Lastly, I noticed in my time without a phone I was more willing to socialize with strangers. During that time, I probably did experience a decrease in overall interaction and communication, and therefore mentally reciprocated in other ways, specifically reaching out and/or accepting other social situations that I’d probably avoid or ignore usually. From this experience I plan on a detox from my phone again during a couple of vacation days by turning off.

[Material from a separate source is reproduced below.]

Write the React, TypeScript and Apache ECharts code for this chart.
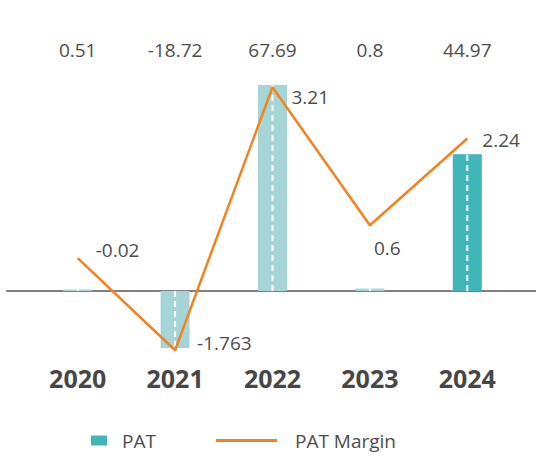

My recommendations if you’re looking into taking a cell phone detox, try turning on your phone’s airplane mode for a few hours or utilize iPhone’s Do Not Disturb feature. Another idea, if you want to avoid phone usage at a party/dinner, ask for your friends and family to turn off their phones and/or gather everyone’s phones to be held for safe keeping. Even go as far as to provide disposable cameras to fill the void of not being able to capture moments. Or during a dinner, have everyone place their phones in the center of the table and create funny disciplines for the person who grabs for their phone first. A small cell phone detox when you’re already with the people you need to be with can do more for you mental well-being than you may realize.